** Set task **
Return all lines with the word "chart" in them.

Plotting code records:
********
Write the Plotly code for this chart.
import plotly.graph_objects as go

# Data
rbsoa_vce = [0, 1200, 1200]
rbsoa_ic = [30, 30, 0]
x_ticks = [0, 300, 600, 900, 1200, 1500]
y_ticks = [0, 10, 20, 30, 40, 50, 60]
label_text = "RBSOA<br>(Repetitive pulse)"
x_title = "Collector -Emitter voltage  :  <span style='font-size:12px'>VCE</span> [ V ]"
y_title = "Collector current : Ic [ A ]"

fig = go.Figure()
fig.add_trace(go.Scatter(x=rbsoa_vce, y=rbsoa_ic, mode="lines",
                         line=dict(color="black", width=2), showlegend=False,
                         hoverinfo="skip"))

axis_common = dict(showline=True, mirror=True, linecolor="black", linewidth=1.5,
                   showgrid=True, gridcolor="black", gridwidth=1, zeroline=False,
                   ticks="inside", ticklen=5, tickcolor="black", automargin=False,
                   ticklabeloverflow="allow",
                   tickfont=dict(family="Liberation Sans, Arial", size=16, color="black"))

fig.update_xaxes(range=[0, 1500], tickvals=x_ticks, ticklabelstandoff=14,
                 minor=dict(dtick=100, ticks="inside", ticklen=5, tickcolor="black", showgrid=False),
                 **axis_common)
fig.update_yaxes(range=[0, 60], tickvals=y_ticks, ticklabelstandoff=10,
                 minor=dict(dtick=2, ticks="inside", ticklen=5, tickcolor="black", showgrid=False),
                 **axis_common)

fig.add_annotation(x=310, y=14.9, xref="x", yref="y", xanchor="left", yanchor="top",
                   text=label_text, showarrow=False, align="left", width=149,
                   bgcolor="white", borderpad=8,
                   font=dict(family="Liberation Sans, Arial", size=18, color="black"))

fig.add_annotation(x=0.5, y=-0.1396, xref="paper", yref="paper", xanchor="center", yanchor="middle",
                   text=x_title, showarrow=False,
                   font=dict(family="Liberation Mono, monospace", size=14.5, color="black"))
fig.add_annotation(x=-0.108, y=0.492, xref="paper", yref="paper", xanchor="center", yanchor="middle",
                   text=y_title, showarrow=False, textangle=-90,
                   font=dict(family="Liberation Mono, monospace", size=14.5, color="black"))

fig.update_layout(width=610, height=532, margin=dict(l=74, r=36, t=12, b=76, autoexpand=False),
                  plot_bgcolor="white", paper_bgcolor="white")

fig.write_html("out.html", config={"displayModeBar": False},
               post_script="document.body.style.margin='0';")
********
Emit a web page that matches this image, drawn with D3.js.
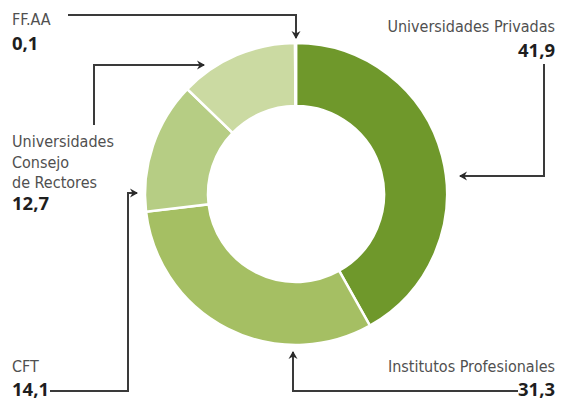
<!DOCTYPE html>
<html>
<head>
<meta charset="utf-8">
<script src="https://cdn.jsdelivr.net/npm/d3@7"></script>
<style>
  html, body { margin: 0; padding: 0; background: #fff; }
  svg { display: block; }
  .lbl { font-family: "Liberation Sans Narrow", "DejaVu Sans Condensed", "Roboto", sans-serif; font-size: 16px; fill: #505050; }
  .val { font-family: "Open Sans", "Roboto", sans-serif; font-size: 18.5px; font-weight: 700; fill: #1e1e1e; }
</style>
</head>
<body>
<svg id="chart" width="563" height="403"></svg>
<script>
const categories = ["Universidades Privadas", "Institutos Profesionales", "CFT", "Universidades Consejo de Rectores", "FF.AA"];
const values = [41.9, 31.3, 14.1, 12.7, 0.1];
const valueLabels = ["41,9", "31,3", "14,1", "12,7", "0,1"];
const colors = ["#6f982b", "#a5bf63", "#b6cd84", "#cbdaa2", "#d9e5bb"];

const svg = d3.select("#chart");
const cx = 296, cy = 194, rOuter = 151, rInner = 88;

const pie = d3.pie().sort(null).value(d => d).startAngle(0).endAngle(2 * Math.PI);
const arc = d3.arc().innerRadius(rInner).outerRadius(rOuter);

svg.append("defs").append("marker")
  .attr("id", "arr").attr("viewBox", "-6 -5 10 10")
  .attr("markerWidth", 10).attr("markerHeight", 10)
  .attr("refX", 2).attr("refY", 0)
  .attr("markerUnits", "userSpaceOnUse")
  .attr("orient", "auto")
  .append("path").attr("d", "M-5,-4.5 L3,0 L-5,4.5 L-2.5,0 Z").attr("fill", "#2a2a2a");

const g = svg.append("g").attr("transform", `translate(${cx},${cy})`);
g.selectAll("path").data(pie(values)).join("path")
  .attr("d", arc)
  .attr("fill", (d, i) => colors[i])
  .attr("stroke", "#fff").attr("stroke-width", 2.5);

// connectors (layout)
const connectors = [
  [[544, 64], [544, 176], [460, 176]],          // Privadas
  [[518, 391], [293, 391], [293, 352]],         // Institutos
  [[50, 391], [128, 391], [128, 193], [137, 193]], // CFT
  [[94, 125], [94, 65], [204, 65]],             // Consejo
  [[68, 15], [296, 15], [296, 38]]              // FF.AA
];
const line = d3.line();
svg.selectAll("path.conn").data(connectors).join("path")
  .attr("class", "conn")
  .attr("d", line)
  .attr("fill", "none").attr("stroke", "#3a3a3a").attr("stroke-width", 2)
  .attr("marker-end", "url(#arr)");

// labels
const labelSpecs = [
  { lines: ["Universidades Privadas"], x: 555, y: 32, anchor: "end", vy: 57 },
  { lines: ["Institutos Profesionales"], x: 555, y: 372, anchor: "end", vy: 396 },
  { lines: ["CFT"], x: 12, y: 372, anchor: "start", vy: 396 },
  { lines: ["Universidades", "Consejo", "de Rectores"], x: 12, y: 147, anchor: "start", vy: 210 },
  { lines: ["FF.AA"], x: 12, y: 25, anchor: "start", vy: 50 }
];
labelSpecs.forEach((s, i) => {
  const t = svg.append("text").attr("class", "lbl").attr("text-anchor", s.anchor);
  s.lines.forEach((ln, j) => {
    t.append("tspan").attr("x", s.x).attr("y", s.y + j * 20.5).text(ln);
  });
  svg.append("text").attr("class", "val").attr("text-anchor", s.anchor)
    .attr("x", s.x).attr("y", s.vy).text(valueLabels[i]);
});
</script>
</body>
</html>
********
** Result of the task **
Write the Plotly code for this chart.
<svg id="chart" width="563" height="403"></svg>
const svg = d3.select("#chart");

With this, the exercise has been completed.